With the economy on more solid footing, many are ready to strike out and buy their own homes. Nielsen expects Millennials to spend about $1.6 trillion on purchasing homes and an additional $600 billion on rent in the next five years. Of those Millennials surveyed, 80 percent said they either plan to buy a home or they already own one. This maturing market spells good news for the real estate industry, both in terms of a general desire among Millennials to own a home and the generation’s size. The Millennial generation comprises about 77 million Americans, or 24 percent of the U.S. population. It is roughly the same size as the Baby Boomer generation and seems to be on the verge of stepping into home ownership.

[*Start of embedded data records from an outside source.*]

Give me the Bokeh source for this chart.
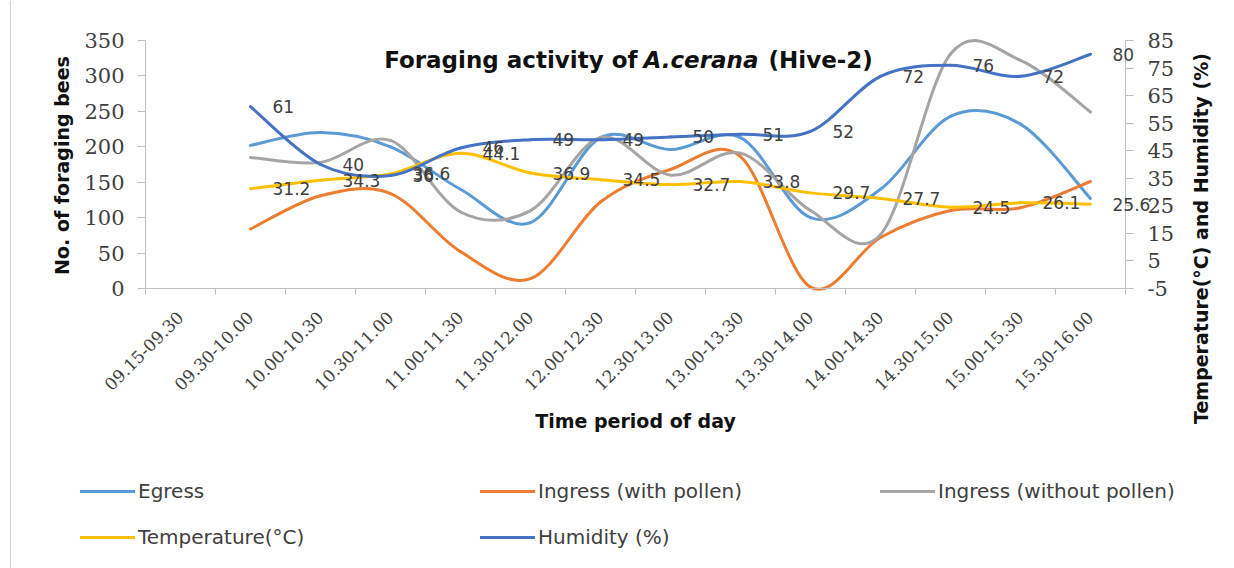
from math import pi
from bokeh.plotting import figure
from bokeh.models import (Range1d, LinearAxis, FixedTicker, ColumnDataSource, LabelSet,
                          Label, Legend, LegendItem, Span)
from bokeh.core.properties import value
from bokeh.embed import file_html
from bokeh.resources import INLINE

# ---------------- data ----------------
categories = ["09.15-09.30", "09.30-10.00", "10.00-10.30", "10.30-11.00", "11.00-11.30",
              "11.30-12.00", "12.00-12.30", "12.30-13.00", "13.00-13.30", "13.30-14.00",
              "14.00-14.30", "14.30-15.00", "15.00-15.30", "15.30-16.00"]
data_categories = categories[1:]
egress = [202, 220, 200, 140, 93, 213, 196, 213, 100, 140, 243, 232, 127]
ingress_pollen = [84, 131, 134, 52, 14, 122, 168, 186, 2, 72, 110, 114, 151]
ingress_no_pollen = [185, 178, 209, 108, 110, 213, 160, 191, 110, 76, 331, 322, 249]
temperature = [31.2, 34.3, 36.6, 44.1, 36.9, 34.5, 32.7, 33.8, 29.7, 27.7, 24.5, 26.1, 25.6]
humidity = [61, 40, 36, 46, 49, 49, 50, 51, 52, 72, 76, 72, 80]
left_ticks = [0, 50, 100, 150, 200, 250, 300, 350]
right_ticks = [-5, 5, 15, 25, 35, 45, 55, 65, 75, 85]

GRAY = "#BFBFBF"
TXT = "#404040"
W, H = 1234, 568
# plot-area placement on the canvas (pixels)
PL, PR, PT, PB = 145, 1125, 40, 288

ncat = len(categories)
cat_pos = {c: i + 0.5 for i, c in enumerate(categories)}
xs = [cat_pos[c] for c in data_categories]

# The frame covers the whole canvas; ranges are set so the plotting area
# [0, ncat] x [0, 350] lands on the PL..PR / PT..PB rectangle, axes are pinned there.
kx = (PR - PL) / ncat
ky = (PB - PT) / (left_ticks[-1] - left_ticks[0])
ky2 = (PB - PT) / (right_ticks[-1] - right_ticks[0])
x_rng = Range1d(-PL / kx, ncat + (W - PR) / kx)
y_rng = Range1d(left_ticks[0] - (H - PB) / ky, left_ticks[-1] + PT / ky)
y2_rng = Range1d(right_ticks[0] - (H - PB) / ky2, right_ticks[-1] + PT / ky2)

p = figure(width=W, height=H, x_range=x_rng, y_range=y_rng,
           output_backend="svg", toolbar_location=None,
           min_border=0, min_border_left=0, min_border_right=0,
           min_border_top=0, min_border_bottom=0)
p.extra_y_ranges = {"y2": y2_rng}
p.grid.visible = False
p.outline_line_color = None
p.background_fill_color = "white"
p.border_fill_color = "white"


def px_x(page_x):
    return (page_x - PL) / kx


def px_y(page_y):
    return (PB - page_y) / ky


# chart-area border (left edge visible in the reference)
p.add_layout(Span(location=px_x(10), dimension="height", line_color="#D0D0D0", line_width=1))

# x axis
xa = p.xaxis[0]
xa.fixed_location = left_ticks[0]
xa.bounds = (0, ncat)
xa.ticker = FixedTicker(ticks=[cat_pos[c] for c in categories],
                        minor_ticks=list(range(ncat + 1)))
xa.major_label_overrides = {cat_pos[c]: c for c in categories}
xa.major_tick_line_color = None
xa.minor_tick_line_color = GRAY
xa.minor_tick_in = 0
xa.minor_tick_out = 6
xa.axis_line_color = GRAY
xa.major_label_orientation = pi / 4
xa.major_label_text_font = "DejaVu Serif"
xa.major_label_text_font_size = "17px"
xa.major_label_text_color = TXT
xa.major_label_standoff = 20

# left y axis
ya = p.yaxis[0]
ya.fixed_location = 0
ya.bounds = (left_ticks[0], left_ticks[-1])
ya.ticker = FixedTicker(ticks=left_ticks)
ya.major_label_overrides = {t: str(t) for t in left_ticks}
ya.major_tick_in = 0
ya.major_tick_out = 8
ya.major_tick_line_color = GRAY
ya.minor_tick_line_color = None
ya.axis_line_color = GRAY
ya.major_label_text_font = "DejaVu Serif"
ya.major_label_text_font_size = "21px"
ya.major_label_text_color = TXT
ya.major_label_standoff = 13

# right y axis
ya2 = LinearAxis(y_range_name="y2", ticker=FixedTicker(ticks=right_ticks))
ya2.fixed_location = ncat
ya2.bounds = (right_ticks[0], right_ticks[-1])
ya2.major_label_overrides = {t: str(t) for t in right_ticks}
ya2.major_tick_in = 0
ya2.major_tick_out = 8
ya2.major_tick_line_color = GRAY
ya2.minor_tick_line_color = None
ya2.axis_line_color = GRAY
ya2.major_label_text_font = "DejaVu Serif"
ya2.major_label_text_font_size = "21px"
ya2.major_label_text_color = TXT
ya2.major_label_standoff = 14
p.add_layout(ya2, "right")


def bezier_source(xv, yv):
    n = len(xv)
    d = {k: [] for k in ("x0", "y0", "x1", "y1", "cx0", "cy0", "cx1", "cy1")}
    for i in range(n - 1):
        xp, yp = (xv[i - 1], yv[i - 1]) if i > 0 else (xv[i], yv[i])
        xn, yn = (xv[i + 2], yv[i + 2]) if i + 2 < n else (xv[i + 1], yv[i + 1])
        d["x0"].append(xv[i]); d["y0"].append(yv[i])
        d["x1"].append(xv[i + 1]); d["y1"].append(yv[i + 1])
        d["cx0"].append(xv[i] + (xv[i + 1] - xp) / 6.0)
        d["cy0"].append(yv[i] + (yv[i + 1] - yp) / 6.0)
        d["cx1"].append(xv[i + 1] - (xn - xv[i]) / 6.0)
        d["cy1"].append(yv[i + 1] - (yn - yv[i]) / 6.0)
    return ColumnDataSource(d)


series = [
    ("Egress", egress, "#5B9BD5", "default"),
    ("Ingress (with pollen)", ingress_pollen, "#ED7D31", "default"),
    ("Ingress (without pollen)", ingress_no_pollen, "#A5A5A5", "default"),
    ("Temperature(°C)", temperature, "#FFC000", "y2"),
    ("Humidity (%)", humidity, "#4472C4", "y2"),
]
items = []
for name, vals, col, rng in series:
    r = p.bezier(x0="x0", y0="y0", x1="x1", y1="y1", cx0="cx0", cy0="cy0", cx1="cx1", cy1="cy1",
                 source=bezier_source(xs, vals), line_color=col, line_width=3,
                 line_cap="round", y_range_name=rng)
    items.append(LegendItem(label=name, renderers=[r]))

# data labels (temperature and humidity)
for vals in (temperature, humidity):
    src = ColumnDataSource(dict(x=xs, y=vals, t=[f"{v:g}" for v in vals]))
    p.add_layout(LabelSet(x="x", y="y", text="t", source=src, y_range_name="y2",
                          x_offset=22, text_align="left", text_baseline="middle",
                          text_font=value("DejaVu Sans"), text_font_size="17px",
                          text_color=TXT))

# titles
title_kw = dict(y=px_y(59), text_font="DejaVu Sans", text_font_size="23px",
                text_color="#111111", text_baseline="alphabetic")
p.add_layout(Label(x=px_x(637), text="Foraging activity of", text_align="right",
                   text_font_style="bold", **title_kw))
p.add_layout(Label(x=px_x(643), text="A.cerana", text_align="left",
                   text_font_style="bold italic", **title_kw))
p.add_layout(Label(x=px_x(768), text="(Hive-2)", text_align="left",
                   text_font_style="bold", **title_kw))

axis_title_kw = dict(text_align="center", text_baseline="middle", text_font="DejaVu Sans",
                     text_font_style="bold", text_font_size="19px", text_color="#111111")
p.add_layout(Label(x=px_x(61), y=px_y(165), text="No. of foraging bees", angle=pi / 2,
                   **axis_title_kw))
p.add_layout(Label(x=px_x(635), y=px_y(420), text="Time period of day", **axis_title_kw))
p.add_layout(Label(x=px_x(1200), y=px_y(238), text="Temperature(°C) and Humidity (%)",
                   angle=pi / 2, **axis_title_kw))

legend = Legend(items=items, location=(80, 19), orientation="horizontal", ncols=3,
                glyph_width=55, glyph_height=24, label_height=24, label_width=320,
                label_standoff=3, spacing=22, padding=0, margin=0,
                border_line_color=None, background_fill_alpha=0,
                label_text_font="DejaVu Sans", label_text_font_size="20px",
                label_text_color=TXT)
p.add_layout(legend)

open("out.html", "w").write(file_html(p, INLINE))
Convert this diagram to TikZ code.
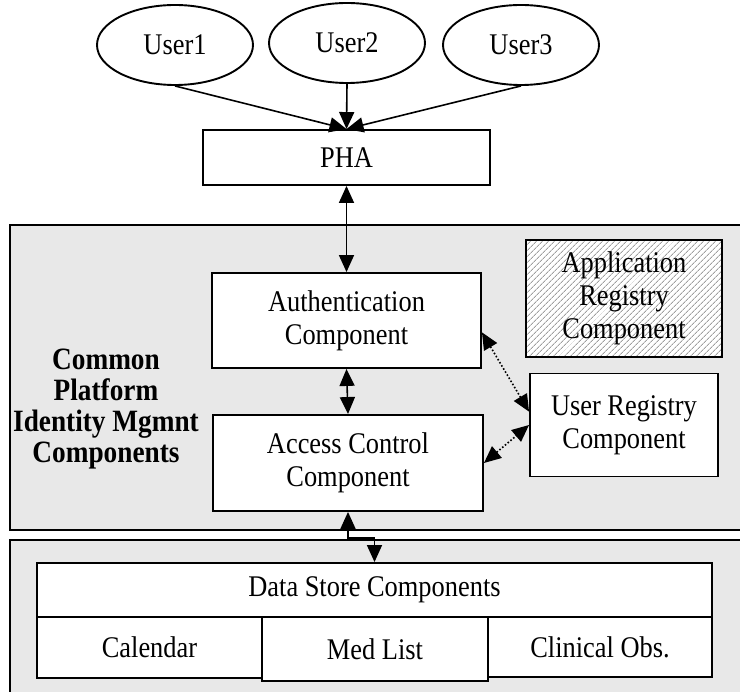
\documentclass[tikz,border=0pt]{standalone}
\usepackage{fontspec}
\setmainfont{Liberation Serif}[FakeStretch=0.88]
\usepackage{xcolor}
\usetikzlibrary{shapes.geometric,arrows.meta,patterns.meta}
\definecolor{panelgray}{HTML}{E8E8E8}
\begin{document}
\begin{tikzpicture}[x=1pt, y=-1pt, inner sep=3pt, line width=1.9pt,
		font=\fontsize{30}{33}\selectfont]
		\tikzstyle{every node}=[align=center]
		\tikzstyle{comp}=[draw, fill=white, line width=1.9pt]
		\tikzstyle{user}=[draw, ellipse, fill=white, line width=1.9pt, minimum width=156, minimum height=80]
		\tikzstyle{arr}=[line width=1.6pt, -{Triangle[length=17pt, width=15pt]}]
		\tikzstyle{biarr}=[line width=1.6pt, {Triangle[length=17pt, width=15pt]}-{Triangle[length=17pt, width=15pt]}]
		\tikzstyle{dotarr}=[line width=1.6pt, dotted, {Triangle[length=17pt, width=15pt]}-{Triangle[length=17pt, width=15pt]}]
			\clip (0, 0) rectangle (740, 692);

			\draw[fill=panelgray] (10, 225) rectangle (770, 530);
			\draw[fill=panelgray] (10, 540) rectangle (770, 720);

			\node[user] (user1) at (175, 45) {User1};
			\node[user] (user2) at (347, 43) {User2};
			\node[user] (user3) at (521, 45) {User3};
			\node[comp, minimum width=287, minimum height=55] (pha) at (346.5, 157.5) {PHA};

			\node[comp, minimum width=269, minimum height=95] (auth) at (346.5, 320.5) {Authentication\\Component};
			\node[comp, minimum width=270, minimum height=96] (access) at (348, 463) {Access Control\\Component};
			\node[draw, line width=1.9pt, minimum width=196, minimum height=117,
				preaction={fill=white}, pattern={Lines[angle=45, distance=4pt, line width=0.9pt]}, pattern color=gray!75]
				(appreg) at (624, 298.5) {Application\\Registry\\Component};
			\node[comp, minimum width=188, minimum height=103] (userreg) at (624, 425) {User Registry\\Component};
			\node[font=\fontsize{31}{31}\selectfont\bfseries] (cpid) at (106, 409) {Common\\Platform\\Identity Mgmnt\\Components};

			\node[comp, minimum width=675, minimum height=54] (store) at (374.5, 590) {Data Store Components};
			\node[comp, minimum width=225, minimum height=61] (calendar) at (149.5, 647.5) {Calendar};
			\node[comp, minimum width=226, minimum height=64] (medlist) at (375, 649) {Med List};
			\node[comp, minimum width=224, minimum height=60] (clinical) at (600, 647) {Clinical Obs.};

			\draw[arr] (user1.south) -- (pha.north);
			\draw[arr] (user2.south) -- (pha.north);
			\draw[arr] (user3.south) -- (pha.north);
			\draw[biarr] (pha.south) -- (auth.north);
			\draw[biarr] (auth.south) -- (access.north);
			\draw[dotarr] (auth.-5) -- (userreg.172);
			\draw[dotarr] (access.east) -- (userreg.west);
			\draw[biarr] (access.south) -- ++(0, 26) -| (store.north);
		\end{tikzpicture}
\end{document}
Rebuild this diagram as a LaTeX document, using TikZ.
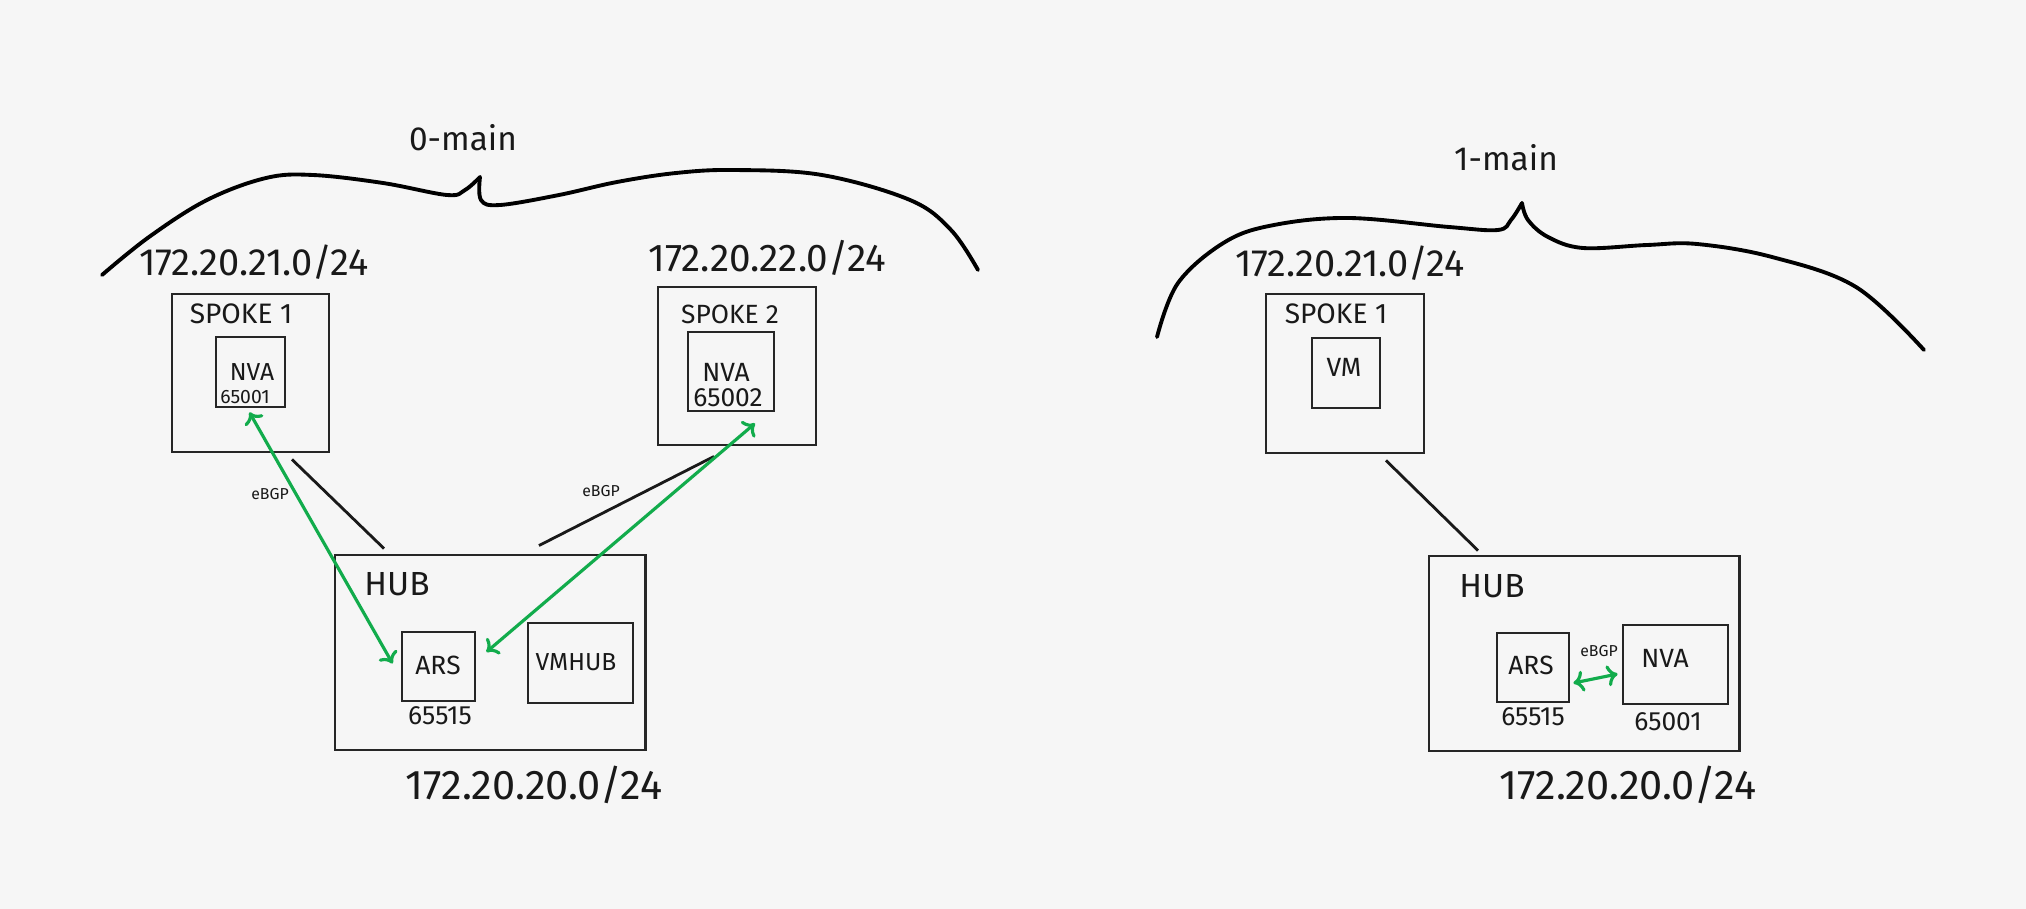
\documentclass[tikz,border=0pt]{standalone}
\usepackage{fontspec}
\setmainfont{Fira Sans}
\usepackage{tikz}
\usetikzlibrary{positioning, calc, arrows.meta}
\definecolor{paper}{HTML}{F6F6F6}
\definecolor{bgpgreen}{RGB}{18,172,76}
\newcommand{\fs}[1]{\fontsize{#1}{#1}\selectfont}
\tikzset{
  box/.style={draw=black!85, line width=0.8pt, inner sep=0pt},
  txt/.style={inner sep=0pt, text=black!90},
  link/.style={draw=black!90, line width=0.8pt},
  peer/.style={draw=bgpgreen, line width=0.9pt, {To[length=3pt,width=6pt]}-{To[length=3pt,width=6pt]}},
  brace/.style={line width=1.1pt, line cap=round, line join=round}
}

\begin{document}
\begin{tikzpicture}[x=0.01cm, y=-0.01cm]
      \fill[paper] (0,0) rectangle (2026,909);

      \draw[brace] plot[smooth, tension=0.6] coordinates {(102,275) (149,237) (207,200) (266,178) (313,175) (383,183) (447,195) (465,190) (480,177)};
      \draw[brace] plot[smooth, tension=0.6] coordinates {(480,177) (481,200) (500,205) (559,195) (617,182) (676,173) (734,170) (822,175) (910,200) (951,230) (978,270)};
      \draw[brace] plot[smooth, tension=0.6] coordinates {(1157,337) (1178,283) (1225,242) (1274,225) (1349,218) (1449,227) (1498,230) (1511,220) (1522,203)};
      \draw[brace] plot[smooth, tension=0.6] coordinates {(1522,203) (1528,220) (1548,237) (1583,248) (1647,245) (1697,244) (1772,257) (1856,287) (1924,350)};

      \node[txt, font=\fs{9.5}] (MAIN0) at (463,138) {0-main};
      \node[txt, font=\fs{9.5}] (MAIN1) at (1506,158) {1-main};

      \node[box, minimum width=1.57cm, minimum height=1.58cm] (SPK1) at (250.5,373) {};
      \node[box, minimum width=0.69cm, minimum height=0.70cm] (NVA1) at (250.5,372) {};
      \node[box, minimum width=1.58cm, minimum height=1.58cm] (SPK2) at (737,366) {};
      \node[box, minimum width=0.86cm, minimum height=0.79cm] (NVA2) at (731,371.5) {};
      \node[box, minimum width=3.10cm, minimum height=1.95cm] (HUB0) at (490,652.5) {};
      \node[box, minimum width=0.73cm, minimum height=0.69cm] (ARS0) at (438.5,666.5) {};
      \node[box, minimum width=1.05cm, minimum height=0.80cm] (VMH0) at (580.5,663) {};

      \node[box, minimum width=1.58cm, minimum height=1.59cm] (SPK3) at (1345,373.5) {};
      \node[box, minimum width=0.68cm, minimum height=0.70cm] (VM3) at (1346,373) {};
      \node[box, minimum width=3.10cm, minimum height=1.95cm] (HUB1) at (1584,653.5) {};
      \node[box, minimum width=0.72cm, minimum height=0.69cm] (ARS1) at (1533,667.5) {};
      \node[box, minimum width=1.05cm, minimum height=0.79cm] (NVA3) at (1675.5,664.5) {};

      \node[txt, font=\fs{10.8}] (NET1) at (254,262) {172.20.21.0/24};
      \node[txt, font=\fs{11}] (NET2) at (767,258) {172.20.22.0/24};
      \node[txt, font=\fs{11.8}] (NET0) at (534,785) {172.20.20.0/24};
      \node[txt, font=\fs{10.8}] (NET3) at (1350,263) {172.20.21.0/24};
      \node[txt, font=\fs{11.8}] (NET4) at (1628,785) {172.20.20.0/24};

      \node[txt, font=\fs{8}] (SPK1txt) at (241,314) {SPOKE 1};
      \node[txt, font=\fs{7.5}] (SPK2txt) at (730,314) {SPOKE 2};
      \node[txt, font=\fs{8}] (SPK3txt) at (1336,314) {SPOKE 1};
      \node[txt, font=\fs{7}] (NVA1txt) at (252,372) {NVA};
      \node[txt, font=\fs{5.5}] (NVA1asn) at (245,397) {65001};
      \node[txt, font=\fs{7.5}] (NVA2txt) at (726,372) {NVA};
      \node[txt, font=\fs{7.5}] (NVA2asn) at (728,398) {65002};
      \node[txt, font=\fs{7.5}] (VM3txt) at (1344,367) {VM};

      \node[txt, font=\fs{9.5}] (HUB0txt) at (397,584) {HUB};
      \node[txt, font=\fs{7.5}] (ARS0txt) at (438,665) {ARS};
      \node[txt, font=\fs{7.5}] (ARS0asn) at (440,716) {65515};
      \node[txt, font=\fs{7}] (VMH0txt) at (576,662) {VMHUB};
      \node[txt, font=\fs{9.5}] (HUB1txt) at (1492,586) {HUB};
      \node[txt, font=\fs{7.5}] (ARS1txt) at (1531,665) {ARS};
      \node[txt, font=\fs{7.5}] (ARS1asn) at (1533,717) {65515};
      \node[txt, font=\fs{7.5}] (NVA3txt) at (1665,658) {NVA};
      \node[txt, font=\fs{7.5}] (NVA3asn) at (1668,722) {65001};

      \node[txt, font=\fs{4.5}] (BGP1) at (270,494) {eBGP};
      \node[txt, font=\fs{4.5}] (BGP2) at (601,491) {eBGP};
      \node[txt, font=\fs{4.5}] (BGP3) at (1599,651) {eBGP};

      \draw[link] ($(SPK1.south)+(41.5,6)$) -- ($(HUB0.north)+(-106,-5)$);
      \draw[link] ($(HUB0.north)+(49,-8)$) -- ($(SPK2.south)+(-23,10)$);
      \draw[link] ($(SPK3.south)+(41,6)$) -- ($(HUB1.north)+(-106,-4)$);

      \draw[peer] ($(NVA1.south)+(-1,4)$) -- ($(ARS0.west)+(-8,-3)$);
      \draw[peer] ($(ARS0.east)+(10,-14.5)$) -- ($(NVA2.south)+(24,11)$);
      \draw[peer] ($(ARS1.east)+(3,15.5)$) -- ($(NVA3.west)+(-4,9.5)$);
    \end{tikzpicture}
\end{document}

Down payments are still a struggle for many Millennials. The NAR’s Generational Trends report revealed that about 97 percent of Millennial homebuyers in 2013 took on at least some debt to purchase their home. A typical down payment for a Millennial homebuyer was just 5 percent, compared to 10 percent for Gen Xers and 23 percent for the oldest homebuyers. Twenty percent of Millennials said they had trouble saving for the down payment.

Twelve percent of all homebuyers included in the survey said that they had to put off buying a home because of their debt loads. Millennials were no exception, with 56 percent citing student loan debt as the most significant financial roadblock they needed to overcome, followed by automobile loans for 38 percent, credit card debt for 30 percent, Child care expenses for 11 percent and health care costs for 8 percent.

About 42 percent of Millennial homebuyers said that it was harder to apply and get approved for a mortgage than they expected. Most – about 96 percent – opted for fixed-rate mortgages. Conventional loans made up the majority of mortgages for Millennials, at 46 percent, followed by Federal Housing Administration loans at 38 percent and Veterans Administration loans at 7 percent.

Helping Millennials understand the options available to them is key to getting them into the market, Elias believes.

“The mortgage industry continues to evolve making available loans, federal and conventional to strong and capable Millennials,” Elias said. “There are tax break incentives like the MCC (mortgage credit certificate), an annual tax break of $2,000 to public funds for down payment on the county level and the 5 percent down payment convention loans. There so many are options it’s almost exciting.”